Sometimes, it pays to break the rules
by Omar Sharif

"THIRD hand plays high," and "Don’t finesse against your partner" are sayings that we all hear.

The intriguing thing is that every so often a situation comes along when it would have paid to break the rules. The trouble lies in recognising the situation.

South opened One No-trump and North, after a Stayman inquiry of Two Clubs, raised to Three No-trumps. West led the three of Clubs to the five, Queen and Ace and the play was soon over.

Declarer had plenty of time to establish his nine tricks — losing a Spade, two Hearts and a Club — and nobody thought anything much about the hand.

But could the defenders have organised themselves a fifth trick?

Suppose that, after the Club lead, East plays the seven rather than the Queen. (Effectively he is finessing against dummy’s nine rather than against his partner.

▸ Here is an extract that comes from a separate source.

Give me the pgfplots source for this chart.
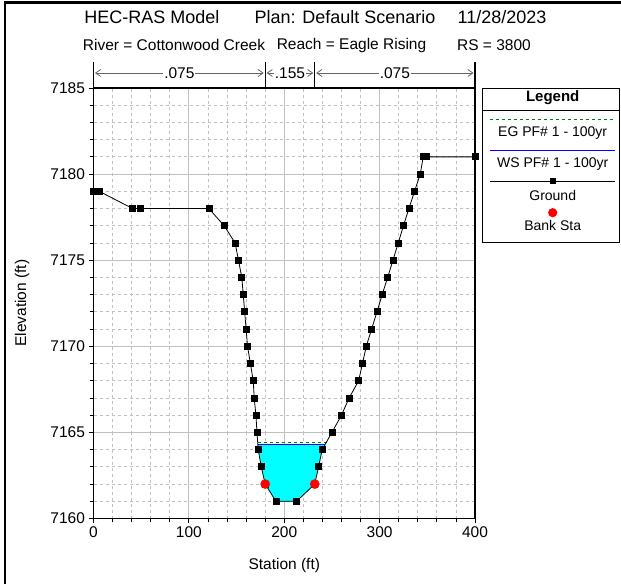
\documentclass[border=0pt]{standalone}
\usepackage{pgfplots}
\pgfplotsset{compat=1.18}
\usepackage{pgfplotstable}
\usepackage{fontspec}
\setmainfont{Liberation Sans}
\usetikzlibrary{arrows.meta}

\pgfplotstableread{
x y
0 7179
2.5 7179
6 7179
41 7178
49 7178
121 7178
137 7177
148.5 7176
152 7175
155.5 7174
157 7173
158.5 7172
160 7171
161.5 7170
164.5 7169
167.5 7168
168.5 7167
170.3 7166
171.4 7165
172.7 7164
175.9 7163
180 7162
191.3 7161
213 7161
232 7162
236 7163
239.8 7164
250 7165
260 7166
268 7167
278 7168
282 7169
286 7170
291.6 7171
297.2 7172
302.7 7173
308.4 7174
314 7175
319.5 7176
325 7177
330.7 7178
336.6 7179
342.6 7180
345.7 7181
349.3 7181
400 7181
}\ground

\definecolor{gridgray}{RGB}{192,192,192}
\definecolor{egreen}{RGB}{0,128,0}
\definecolor{arrgray}{RGB}{100,100,100}
\definecolor{wcyan}{RGB}{0,255,255}
\definecolor{wblue}{RGB}{0,0,255}
\definecolor{bred}{RGB}{255,0,0}

\begin{document}
\begin{tikzpicture}[x=1pt,y=1pt]
\useasboundingbox (0,0) rectangle (621,584);
\draw[line width=2.5pt] (5,0) -- (5,581.5) -- (621,581.5);

% titles
\node[font=\fontsize{18}{21}\selectfont] at (152,567) {HEC-RAS Model};
\node[font=\fontsize{18}{21}\selectfont] at (345,567) {Plan: Default Scenario};
\node[font=\fontsize{18}{21}\selectfont] at (502,567) {11/28/2023};
\node[font=\fontsize{15.5}{18}\selectfont] at (174,539) {River = Cottonwood Creek};
\node[font=\fontsize{15.5}{18}\selectfont] at (351.5,539) {Reach = Eagle Rising};
\node[font=\fontsize{15.5}{18}\selectfont] at (494,539) {RS = 3800};

\begin{axis}[
  at={(93.5pt,65.5pt)}, anchor=south west, scale only axis,
  width=381.5pt, height=430.5pt,
  xmin=0, xmax=400, ymin=7160, ymax=7185,
  xtick={0,100,200,300,400}, ytick={7160,7165,7170,7175,7180,7185},
  minor x tick num=4, minor y tick num=4,
  grid=both,
  major grid style={gridgray, line width=0.8pt},
  minor grid style={gridgray, dashed, line width=0.8pt},
  tick align=outside, tick pos=left,
  major tick length=5pt, minor tick length=4pt,
  every tick/.style={black, line width=0.8pt},
  axis line style={line width=1.1pt},
  ticklabel style={font=\fontsize{15.5}{18}\selectfont},
  /pgf/number format/assume math mode=true,
  /pgf/number format/1000 sep={},
  xlabel={Station (ft)}, ylabel={Elevation (ft)},
  label style={font=\fontsize{15.5}{18}\selectfont},
  xlabel style={at={(axis description cs:0.5,-0.108)}, anchor=center},
  ylabel style={at={(axis description cs:-0.1874,0.5)}, anchor=center},
  clip=false,
]
\addplot[fill=wcyan, draw=none] coordinates {
 (172.25,7164.32) (172.7,7164) (175.9,7163) (180,7162) (191.3,7161) (213,7161)
 (232,7162) (236,7163) (239.8,7164) (243.1,7164.32)} -- cycle;
\addplot[egreen, dashed, line width=1pt] coordinates {(172.1,7164.44) (244.3,7164.44)};
\addplot[wblue, line width=1pt] coordinates {(172.25,7164.32) (243.1,7164.32)};
\addplot[black, line width=0.8pt, mark=square*, mark size=3pt, mark options={solid}] table {\ground};
\addplot[only marks, mark=*, bred, mark size=4.6pt] coordinates {(180,7162) (232,7162)};

% Manning's n header
\draw[line width=1.2pt] (axis cs:0,7185) -- ++(0pt,26pt);
\draw[line width=1.2pt] (axis cs:180,7185) -- ++(0pt,26pt);
\draw[line width=0.8pt] (axis cs:232,7185) -- ++(0pt,26pt);
\draw[line width=1.2pt] (axis cs:400,7185) -- ++(0pt,26pt);
\draw[arrgray, line width=0.8pt, {Straight Barb[length=5pt,width=7pt]}-{Straight Barb[length=5pt,width=7pt]}]
  ([xshift=1.5pt,yshift=15pt]axis cs:0,7185) -- ([xshift=-1.5pt,yshift=15pt]axis cs:180,7185)
  node[midway, fill=white, inner sep=1pt, text=black, font=\fontsize{15.5}{18}\selectfont] {.075};
\draw[arrgray, line width=0.8pt, {Straight Barb[length=5pt,width=7pt]}-{Straight Barb[length=5pt,width=7pt]}]
  ([xshift=1.5pt,yshift=15pt]axis cs:180,7185) -- ([xshift=-1.5pt,yshift=15pt]axis cs:232,7185)
  node[midway, fill=white, inner sep=0.5pt, text=black, font=\fontsize{15.5}{18}\selectfont] {.155};
\draw[arrgray, line width=0.8pt, {Straight Barb[length=5pt,width=7pt]}-{Straight Barb[length=5pt,width=7pt]}]
  ([xshift=1.5pt,yshift=15pt]axis cs:232,7185) -- ([xshift=-1.5pt,yshift=15pt]axis cs:400,7185)
  node[midway, fill=white, inner sep=1pt, text=black, font=\fontsize{15.5}{18}\selectfont] {.075};
\end{axis}

% legend
\draw[line width=1pt] (482.7,495) rectangle (619,341);
\draw[line width=0.8pt] (482.7,473.3) -- (619,473.3);
\node[font=\bfseries\fontsize{15}{18}\selectfont] at (552.7,486.5) {Legend};
\draw[egreen, dashed, line width=0.8pt] (490,464.7) -- (615,464.7);
\node[font=\fontsize{14}{17}\selectfont] at (552.7,450.7) {EG PF\# 1 - 100yr};
\draw[wblue, line width=0.8pt] (490,433.3) -- (615,433.3);
\node[font=\fontsize{14}{17}\selectfont] at (552.7,420) {WS PF\# 1 - 100yr};
\draw[black, line width=0.8pt] (490,403) -- (615,403);
\fill[black] (549.7,400) rectangle (555.7,406);
\node[font=\fontsize{14}{17}\selectfont] at (552.7,389) {Ground};
\fill[bred] (552.7,371.3) circle (4.6pt);
\node[font=\fontsize{14}{17}\selectfont] at (552.7,358.3) {Bank Sta};
\end{tikzpicture}
\end{document}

Now the defence is in charge. South wins cheaply but, whether he plays on Spades or Hearts next, West wins and leads another Club to the nine and Queen.

When East gets in with his Ace of Hearts he can lead a third Club and his partner has the King and eight sitting over declarer’s Jack and six.

I must warn you that it does not always work! East’s play of C7 on the first trick might have proved disastrous if his partner had started with, say, KJ83 in the suit.